Hal Lister (1 May 192124 February 2010) was a British geographer and Arctic explorer. Hal was born Harold Lister in Keighley, West Yorkshire, and was educated at Keighley Grammar School and King's College (which later became Newcastle University). In 1948, Hal guided a small group of Newcastle University Geography undergraduates on a pioneering overseas expedition to Iceland. Hal joined the Merchant Navy, but transferred to the Royal Navy after learning to fly.

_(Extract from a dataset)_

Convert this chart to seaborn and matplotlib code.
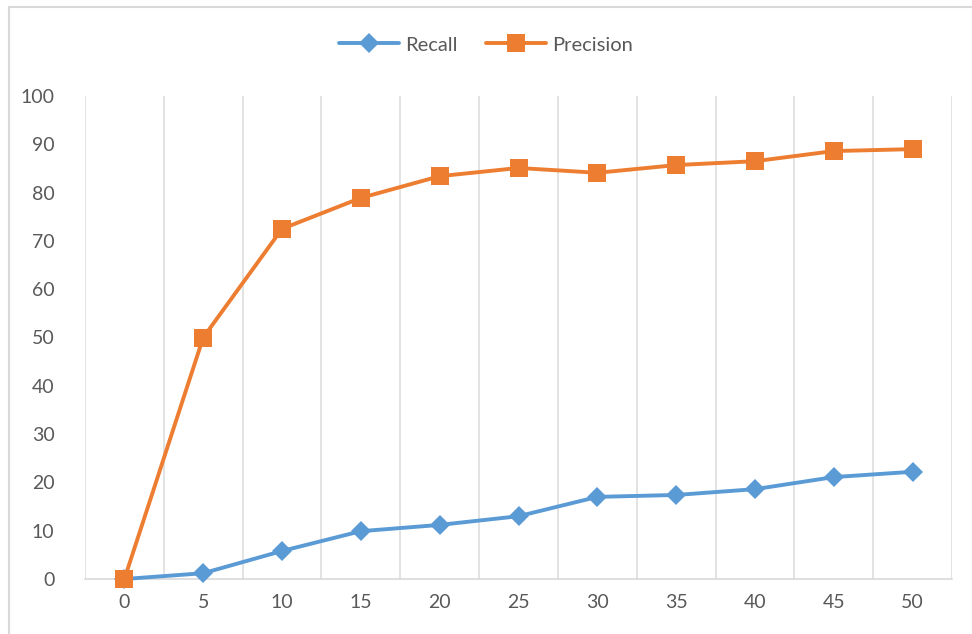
import matplotlib
matplotlib.use("Agg")
import matplotlib.pyplot as plt
import seaborn as sns
import pandas as pd
from matplotlib.patches import Rectangle
from matplotlib.ticker import FixedLocator

k_values = [0, 5, 10, 15, 20, 25, 30, 35, 40, 45, 50]
recall = [0, 1.2, 5.8, 9.9, 11.2, 13.0, 17.0, 17.4, 18.6, 21.1, 22.2]
precision = [0, 50.0, 72.5, 78.9, 83.4, 85.1, 84.1, 85.7, 86.5, 88.6, 89.0]
series_names = ["Recall", "Precision"]
y_ticks = [0, 10, 20, 30, 40, 50, 60, 70, 80, 90, 100]

df = pd.DataFrame({
    "k": k_values * 2,
    "value": recall + precision,
    "series": [series_names[0]] * len(k_values) + [series_names[1]] * len(k_values),
})

sns.set_theme(style="white")
plt.rcParams["font.family"] = ["Lato", "DejaVu Sans"]

fig = plt.figure(figsize=(9.72, 6.34), dpi=100)
ax = fig.add_axes([85 / 972, 55 / 634, (952 - 85) / 972, (579 - 96) / 634])

palette = {"Recall": "#5B9BD5", "Precision": "#ED7D31"}
markers = {"Recall": "D", "Precision": "s"}
sizes = {"Recall": 10.5, "Precision": 13.5}
zorders = {"Recall": 3, "Precision": 4}

for name in series_names:
    sub = df[df["series"] == name]
    sns.lineplot(data=sub, x="k", y="value", ax=ax, color=palette[name],
                 marker=markers[name], markersize=sizes[name], linewidth=2.8,
                 markeredgewidth=0, label=name, zorder=zorders[name], clip_on=False)

ax.set_xlim(-2.5, 52.5)
ax.set_ylim(0, 100)
ax.set_xticks(k_values)
ax.set_xticklabels([str(v) for v in k_values])
ax.set_yticks(y_ticks)
ax.set_yticklabels([str(v) for v in y_ticks])
ax.xaxis.set_minor_locator(FixedLocator([-2.5 + 5 * i for i in range(12)]))
ax.grid(False)
ax.grid(True, which="minor", axis="x", color="#DEDEDE", linewidth=1.2)
ax.tick_params(axis="both", which="both", length=0)
ax.tick_params(axis="y", pad=22, labelsize=14, labelcolor="#595959")
ax.tick_params(axis="x", pad=11, labelsize=14, labelcolor="#595959")
ax.set_xlabel("")
ax.set_ylabel("")
for s in ["top", "left", "right"]:
    ax.spines[s].set_visible(False)
ax.spines["bottom"].set_color("#D9D9D9")
ax.spines["bottom"].set_linewidth(1.2)

leg = ax.legend(loc="center", bbox_to_anchor=(0.5, 1 - 45 / 634), bbox_transform=fig.transFigure,
                ncol=2, frameon=False, fontsize=14.5, handlelength=3.0, columnspacing=1.4,
                handletextpad=0.3)
for t in leg.get_texts():
    t.set_color("#595959")

fig.patches.append(Rectangle((9 / 972, -0.02), 1.05, 1 - 7 / 634 + 0.02, transform=fig.transFigure,
                             fill=False, edgecolor="#D9D9D9", linewidth=1.5, zorder=0))

fig.savefig("out.png", dpi=100, facecolor="white")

He went to Fitzwilliam College, University of Cambridge in 1950 to do research in the Department of Geography, interrupted by his participation as a glaciologist in the British North Greenland Expedition, 1952–1954. His Ph.D. was awarded in 1956.  Hal was a glaciologist during the Commonwealth Trans-Antarctic Expedition, 1955-1958. During this expedition led by Sir Vivian Fuchs he helped to develop maps of the Weddell Sea. Hal's last post was as a reader at the School of Geography, Newcastle University. Hal formerly retired in 1986, but continued to travel widely and meet in academic circles until the last few years before he died on 24 February 2010. One of his later interests was Amnesty International.

Education
 Keighley Grammar School
 King's College (which later became Newcastle University)
 Fitzwilliam College, University of Cambridge

Scholarship
In academic circles Hal was perhaps best known for his glaciology and his exploration story telling. He was an active member of the International Glaciology Society for many years. Hal's enthusiasm for exploration was expressed in his involvement with the Young Explorers’ Trust, the British Schools Exploring Society, the Royal Geographical Society and the Brathay Exploration Society.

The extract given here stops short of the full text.